--- START Dataset section ---
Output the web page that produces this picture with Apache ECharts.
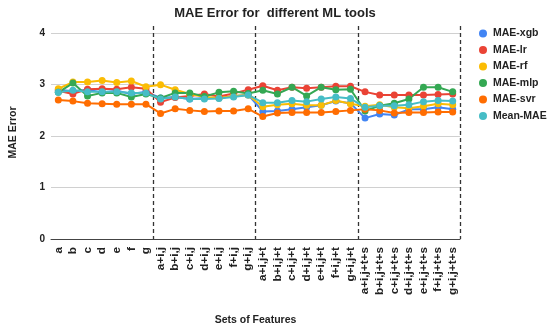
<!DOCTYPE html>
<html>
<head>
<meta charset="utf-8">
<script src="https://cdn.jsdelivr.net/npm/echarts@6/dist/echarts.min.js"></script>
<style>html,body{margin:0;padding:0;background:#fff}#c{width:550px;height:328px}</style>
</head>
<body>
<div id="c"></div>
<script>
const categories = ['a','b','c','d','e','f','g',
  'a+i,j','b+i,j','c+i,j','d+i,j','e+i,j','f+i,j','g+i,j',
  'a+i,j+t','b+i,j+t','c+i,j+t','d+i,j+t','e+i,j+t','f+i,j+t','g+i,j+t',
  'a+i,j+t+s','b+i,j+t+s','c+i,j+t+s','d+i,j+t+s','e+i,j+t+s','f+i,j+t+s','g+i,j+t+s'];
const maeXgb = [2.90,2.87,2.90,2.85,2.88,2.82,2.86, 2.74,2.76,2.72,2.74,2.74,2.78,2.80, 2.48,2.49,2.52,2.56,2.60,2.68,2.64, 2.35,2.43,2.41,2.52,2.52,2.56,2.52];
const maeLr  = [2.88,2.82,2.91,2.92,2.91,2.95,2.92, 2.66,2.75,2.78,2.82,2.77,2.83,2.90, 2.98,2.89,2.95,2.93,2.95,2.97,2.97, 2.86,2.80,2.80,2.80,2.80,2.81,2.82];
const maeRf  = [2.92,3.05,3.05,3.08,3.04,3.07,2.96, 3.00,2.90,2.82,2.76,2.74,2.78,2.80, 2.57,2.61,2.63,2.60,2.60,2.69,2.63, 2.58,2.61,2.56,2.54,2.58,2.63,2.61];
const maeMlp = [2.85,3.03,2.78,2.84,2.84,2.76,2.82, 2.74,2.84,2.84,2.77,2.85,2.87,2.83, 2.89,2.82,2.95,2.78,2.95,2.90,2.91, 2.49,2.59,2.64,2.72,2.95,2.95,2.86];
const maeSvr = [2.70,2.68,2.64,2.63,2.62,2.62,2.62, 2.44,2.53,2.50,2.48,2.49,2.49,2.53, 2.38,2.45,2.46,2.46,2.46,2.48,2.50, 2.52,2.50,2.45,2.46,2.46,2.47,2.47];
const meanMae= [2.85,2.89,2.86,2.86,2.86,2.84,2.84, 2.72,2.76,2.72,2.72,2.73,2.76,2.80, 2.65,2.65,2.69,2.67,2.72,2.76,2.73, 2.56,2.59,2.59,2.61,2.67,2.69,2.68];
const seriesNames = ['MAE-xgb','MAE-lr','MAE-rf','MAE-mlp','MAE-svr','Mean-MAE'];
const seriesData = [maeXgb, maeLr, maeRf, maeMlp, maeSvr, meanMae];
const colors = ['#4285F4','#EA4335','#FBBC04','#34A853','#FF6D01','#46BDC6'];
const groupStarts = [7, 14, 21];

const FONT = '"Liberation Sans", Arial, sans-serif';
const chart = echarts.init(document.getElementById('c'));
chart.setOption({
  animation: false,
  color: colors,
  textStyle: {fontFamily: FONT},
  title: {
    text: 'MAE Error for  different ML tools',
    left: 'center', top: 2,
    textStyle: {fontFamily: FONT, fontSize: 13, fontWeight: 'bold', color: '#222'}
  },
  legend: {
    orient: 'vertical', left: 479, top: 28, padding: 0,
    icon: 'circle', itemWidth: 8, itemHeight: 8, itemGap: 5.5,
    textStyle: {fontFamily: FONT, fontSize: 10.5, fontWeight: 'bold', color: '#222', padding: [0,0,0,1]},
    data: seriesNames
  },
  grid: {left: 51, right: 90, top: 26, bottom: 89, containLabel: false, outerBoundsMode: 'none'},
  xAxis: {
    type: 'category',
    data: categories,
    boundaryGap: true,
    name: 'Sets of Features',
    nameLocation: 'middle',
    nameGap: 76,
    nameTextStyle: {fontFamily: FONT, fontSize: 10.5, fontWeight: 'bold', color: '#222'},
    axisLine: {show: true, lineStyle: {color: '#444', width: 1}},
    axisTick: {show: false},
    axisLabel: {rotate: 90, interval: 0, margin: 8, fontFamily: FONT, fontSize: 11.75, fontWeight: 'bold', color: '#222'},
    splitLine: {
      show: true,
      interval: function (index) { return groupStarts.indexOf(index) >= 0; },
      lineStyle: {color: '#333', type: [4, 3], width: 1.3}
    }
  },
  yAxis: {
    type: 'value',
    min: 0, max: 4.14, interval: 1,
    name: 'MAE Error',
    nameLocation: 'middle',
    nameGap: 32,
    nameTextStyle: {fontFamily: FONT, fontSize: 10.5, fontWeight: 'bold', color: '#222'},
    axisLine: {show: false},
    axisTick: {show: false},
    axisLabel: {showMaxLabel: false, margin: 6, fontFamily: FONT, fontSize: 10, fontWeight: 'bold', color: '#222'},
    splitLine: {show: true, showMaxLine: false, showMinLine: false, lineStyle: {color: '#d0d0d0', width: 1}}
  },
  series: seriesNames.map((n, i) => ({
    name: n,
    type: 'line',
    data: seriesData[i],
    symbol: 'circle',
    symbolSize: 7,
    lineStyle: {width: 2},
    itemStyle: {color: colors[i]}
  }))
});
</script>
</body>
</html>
--- END Dataset section ---
**Prompt:** Copy each line exactly, and leave the pictures out of your copy.

**Complete output:**
Output the web page that produces this picture with Apache ECharts.
<!DOCTYPE html>
<html>
<head>
<meta charset="utf-8">
<script src="https://cdn.jsdelivr.net/npm/echarts@6/dist/echarts.min.js"></script>
<style>html,body{margin:0;padding:0;background:#fff}#c{width:550px;height:328px}</style>
</head>
<body>
<div id="c"></div>
<script>
const categories = ['a','b','c','d','e','f','g',
  'a+i,j','b+i,j','c+i,j','d+i,j','e+i,j','f+i,j','g+i,j',
  'a+i,j+t','b+i,j+t','c+i,j+t','d+i,j+t','e+i,j+t','f+i,j+t','g+i,j+t',
  'a+i,j+t+s','b+i,j+t+s','c+i,j+t+s','d+i,j+t+s','e+i,j+t+s','f+i,j+t+s','g+i,j+t+s'];
const maeXgb = [2.90,2.87,2.90,2.85,2.88,2.82,2.86, 2.74,2.76,2.72,2.74,2.74,2.78,2.80, 2.48,2.49,2.52,2.56,2.60,2.68,2.64, 2.35,2.43,2.41,2.52,2.52,2.56,2.52];
const maeLr  = [2.88,2.82,2.91,2.92,2.91,2.95,2.92, 2.66,2.75,2.78,2.82,2.77,2.83,2.90, 2.98,2.89,2.95,2.93,2.95,2.97,2.97, 2.86,2.80,2.80,2.80,2.80,2.81,2.82];
const maeRf  = [2.92,3.05,3.05,3.08,3.04,3.07,2.96, 3.00,2.90,2.82,2.76,2.74,2.78,2.80, 2.57,2.61,2.63,2.60,2.60,2.69,2.63, 2.58,2.61,2.56,2.54,2.58,2.63,2.61];
const maeMlp = [2.85,3.03,2.78,2.84,2.84,2.76,2.82, 2.74,2.84,2.84,2.77,2.85,2.87,2.83, 2.89,2.82,2.95,2.78,2.95,2.90,2.91, 2.49,2.59,2.64,2.72,2.95,2.95,2.86];
const maeSvr = [2.70,2.68,2.64,2.63,2.62,2.62,2.62, 2.44,2.53,2.50,2.48,2.49,2.49,2.53, 2.38,2.45,2.46,2.46,2.46,2.48,2.50, 2.52,2.50,2.45,2.46,2.46,2.47,2.47];
const meanMae= [2.85,2.89,2.86,2.86,2.86,2.84,2.84, 2.72,2.76,2.72,2.72,2.73,2.76,2.80, 2.65,2.65,2.69,2.67,2.72,2.76,2.73, 2.56,2.59,2.59,2.61,2.67,2.69,2.68];
const seriesNames = ['MAE-xgb','MAE-lr','MAE-rf','MAE-mlp','MAE-svr','Mean-MAE'];
const seriesData = [maeXgb, maeLr, maeRf, maeMlp, maeSvr, meanMae];
const colors = ['#4285F4','#EA4335','#FBBC04','#34A853','#FF6D01','#46BDC6'];
const groupStarts = [7, 14, 21];

const FONT = '"Liberation Sans", Arial, sans-serif';
const chart = echarts.init(document.getElementById('c'));
chart.setOption({
  animation: false,
  color: colors,
  textStyle: {fontFamily: FONT},
  title: {
    text: 'MAE Error for  different ML tools',
    left: 'center', top: 2,
    textStyle: {fontFamily: FONT, fontSize: 13, fontWeight: 'bold', color: '#222'}
  },
  legend: {
    orient: 'vertical', left: 479, top: 28, padding: 0,
    icon: 'circle', itemWidth: 8, itemHeight: 8, itemGap: 5.5,
    textStyle: {fontFamily: FONT, fontSize: 10.5, fontWeight: 'bold', color: '#222', padding: [0,0,0,1]},
    data: seriesNames
  },
  grid: {left: 51, right: 90, top: 26, bottom: 89, containLabel: false, outerBoundsMode: 'none'},
  xAxis: {
    type: 'category',
    data: categories,
    boundaryGap: true,
    name: 'Sets of Features',
    nameLocation: 'middle',
    nameGap: 76,
    nameTextStyle: {fontFamily: FONT, fontSize: 10.5, fontWeight: 'bold', color: '#222'},
    axisLine: {show: true, lineStyle: {color: '#444', width: 1}},
    axisTick: {show: false},
    axisLabel: {rotate: 90, interval: 0, margin: 8, fontFamily: FONT, fontSize: 11.75, fontWeight: 'bold', color: '#222'},
    splitLine: {
      show: true,
      interval: function (index) { return groupStarts.indexOf(index) >= 0; },
      lineStyle: {color: '#333', type: [4, 3], width: 1.3}
    }
  },
  yAxis: {
    type: 'value',
    min: 0, max: 4.14, interval: 1,
    name: 'MAE Error',
    nameLocation: 'middle',
    nameGap: 32,
    nameTextStyle: {fontFamily: FONT, fontSize: 10.5, fontWeight: 'bold', color: '#222'},
    axisLine: {show: false},
    axisTick: {show: false},
    axisLabel: {showMaxLabel: false, margin: 6, fontFamily: FONT, fontSize: 10, fontWeight: 'bold', color: '#222'},
    splitLine: {show: true, showMaxLine: false, showMinLine: false, lineStyle: {color: '#d0d0d0', width: 1}}
  },
  series: seriesNames.map((n, i) => ({
    name: n,
    type: 'line',
    data: seriesData[i],
    symbol: 'circle',
    symbolSize: 7,
    lineStyle: {width: 2},
    itemStyle: {color: colors[i]}
  }))
});
</script>
</body>
</html>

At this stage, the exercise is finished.